Liebe Freunde,
mein Name ist Alexandre Paul oder Po-Paul, wie meine Freunde mich nennen. Ich arbeite seit 15 Jahren für Greenpeace. Es war bislang ein ziemliches Abenteuer und ich hoffe, dass es noch lange weitergeht. Im Moment sitze ich in Murmansk, Russland, fest. Wahrscheinlich habt ihr davon gehört, ich bin einer von den Arctic 30. Dafür, dass wir gegen Ölbohrungen in der Arktis protestiert haben, droht uns nun eine Haftstrafe wegen Piraterie [mittlerweile zu Rowdytum geändert, d.Red.].
Es ist jetzt über einen Monat her, dass eine «Spezialeinheit» sich aus einem Helikopter abseilte und unser Schiff mit Waffengewalt unter seine Kontrolle brachte. Das war ein ziemlich beängstigender Moment, muss ich zugeben, surreal, wie in einem Actionfilm. Seitdem ist das Leben ziemlich schwierig. Per Gerichtsbeschluss wurden wir getrennt und in kalte Zellen gesteckt. Ich fühle mich etwas einsam.
Mein Zellenpartner spricht kein Englisch.

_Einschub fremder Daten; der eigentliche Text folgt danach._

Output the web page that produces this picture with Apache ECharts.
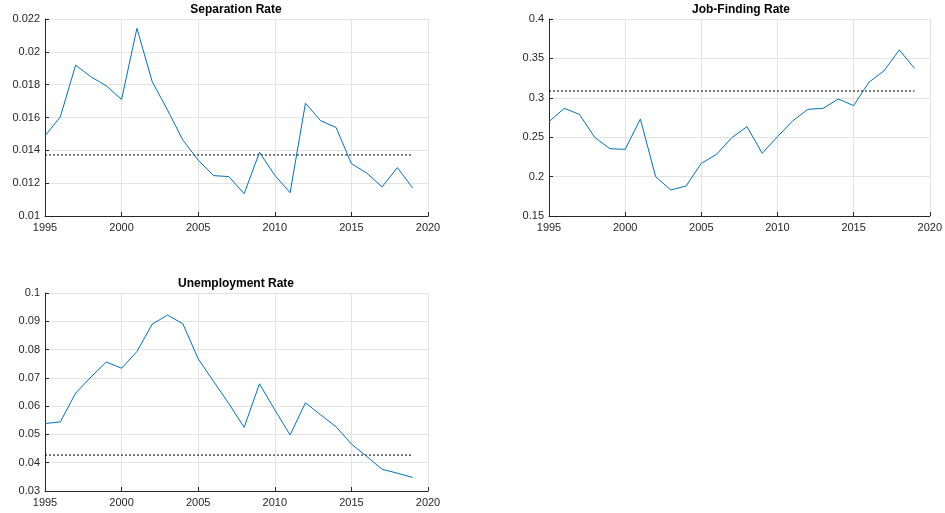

Jeden Tag hoffe ich auf Besuch und freue mich auf den Besuch meines Anwalts einmal die Woche. Greenpeace tut viel Gutes für uns und versorgt uns mit zusätzlicher Nahrung und Kleidung. In Murmansk ist jetzt Winter, die Tage werden kürzer. Da ich Kanadier bin, müsst ihr euch um mich keine Sorgen machen, aber denkt an meine Kollegen aus Brasilien, Süditalien, Argentinien und der Türkei! Für sie muss es wirklich kalt sein.
Mein Brief richtet sich mit einer Bitte an euch: Wir brauchen euch. Schreibt an eure Regierungen und an die russischen Botschaften. Sagt ihnen, dass unsere Verhaftung unfair und illegal ist. Sagt ihnen, wir sind keine Piraten [bzw. keine Randalierer, d. Red.]. Eure Regierungschefs müssen die Niederlande im Verfahren gegen Russland unterstützen und die Freilassung der Crew sowie die Herausgabe des Schiffs verlangen. Informiert euch im nächstgelegenen Greenpeace-Büro über anstehende Protestaktionen und Demonstrationen. Unterschreibt Petitionen und überzeugt auch eure Familie und Freunde, ihre Unterschrift abzugeben [z.B. die Petition für den Schutz der Arktis].
«Greenpeace» ist nur ein Wort, die wahre Stärke liegt bei den Menschen hinter diesem Wort. Bitte denkt daran, dass Protest nur friedlich geschehen darf. Wir haben nichts gegen Russland, wir haben für das russische Volk und seine Kinder protestiert.
Und ich, ich trage hier meinen Teil dazu bei. Ich bleibe stark, ich werde nicht verzweifeln. Ich behalte den Glauben an eine bessere Welt.